Development of bioplastic from seaweed and chitin from crustacean shells: A study of novel blending techniques, environmental degradability, and structural strength

Plastic pollution has persisted as a global issue for nearly six decades, emphasising the need for sustainable alternatives. This study addresses the challenge by developing an eco-friendly bioplastic from Kappaphycus alvarezii seaweed integrated with chitin derived from prawn shell waste. Leveraging these two abundantly available natural polymers, novel bioplastic composites were developed in varying proportions and subjected to comprehensive characterization to evaluate their mechanical, physical, and biodegradability properties in both soil and aquatic environments.

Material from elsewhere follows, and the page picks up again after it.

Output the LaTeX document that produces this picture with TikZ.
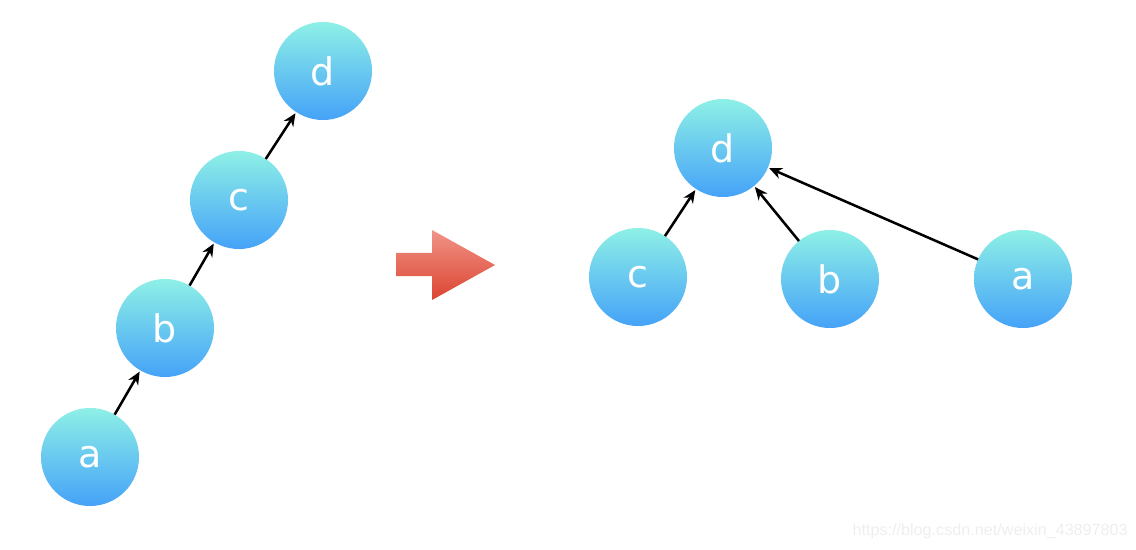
\documentclass[tikz,border=0pt]{standalone}
\usepackage{fontspec}
\setmainfont{DejaVu Sans}
\newfontfamily\markfont{Liberation Sans}
\usepackage{tikz}
\usetikzlibrary{positioning,arrows.meta}

\definecolor{ballTop}{HTML}{8EF0E6}
\definecolor{ballBot}{HTML}{45A2F8}
\definecolor{bigTop}{HTML}{F09488}
\definecolor{bigBot}{HTML}{DC4430}
\definecolor{markGray}{HTML}{EEEEEE}

\begin{document}
\begin{tikzpicture}[x=0.025cm, y=-0.025cm,
    every node/.style={font=\fontsize{27}{32}\selectfont},
    ball/.style={circle, minimum size=2.45cm, inner sep=0pt, outer sep=0pt,
        top color=ballTop, bottom color=ballBot, text=white},
    link/.style={-{Stealth[length=3.2mm, width=2.8mm]}, line width=1.8pt, shorten >=1pt},
]
\useasboundingbox (0,0) rectangle (1136,550);

% Before: a chain
\node[ball] (a1) at (90,457) {a};
\node[ball] (b1) at (165,328) {b};
\node[ball] (c1) at (239,200) {c};
\node[ball] (d1) at (323,71) {d};

% After: all point to the root
\node[ball] (d2) at (723,148) {d};
\node[ball] (c2) at (638,277) {c};
\node[ball] (b2) at (830,279) {b};
\node[ball] (a2) at (1023,279) {a};

% Arrows
\draw[link] (a1) -- (b1);
\draw[link] (b1) -- (c1);
\draw[link] (c1) -- (d1);
\draw[link] (c2) -- (d2);
\draw[link] (b2) -- (d2);
\draw[link] (a2) -- (d2);

% Big arrow in the middle
\shade[top color=bigTop, bottom color=bigBot]
    (396,253) -- (432,253) -- (432,230) -- (495,265) -- (432,300) -- (432,276) -- (396,276) -- cycle;

% Watermark
\node[font=\markfont\fontsize{11.5}{13}\selectfont, text=markGray, anchor=east, inner sep=0pt] (mark) at (1128,531) {https://blog.csdn.net/weixin\_43897803};

\end{tikzpicture}
\end{document}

The resulting bioplastics demonstrated notable mechanical strength, exhibiting a maximum tensile stress of 76.880 kgf/cm² and a Young’s modulus of 536.430 MPa, indicating high structural integrity. However, the addition of collagen and rice water was found to affect these mechanical properties, suggesting limitations in its compatibility with the polymer matrix but improved the transparency of the material. The developed biopolymer exhibits good degradability and solubility properties, which can be enhanced with further research. These characteristics makes the biopolymer emerge as a promising candidate for soft packaging applications. The outcomes of this research not only advance the field of biopolymer development but also reinforce the potential of marine and shellfish-derived biomass in addressing the growing environmental burden of plastic waste.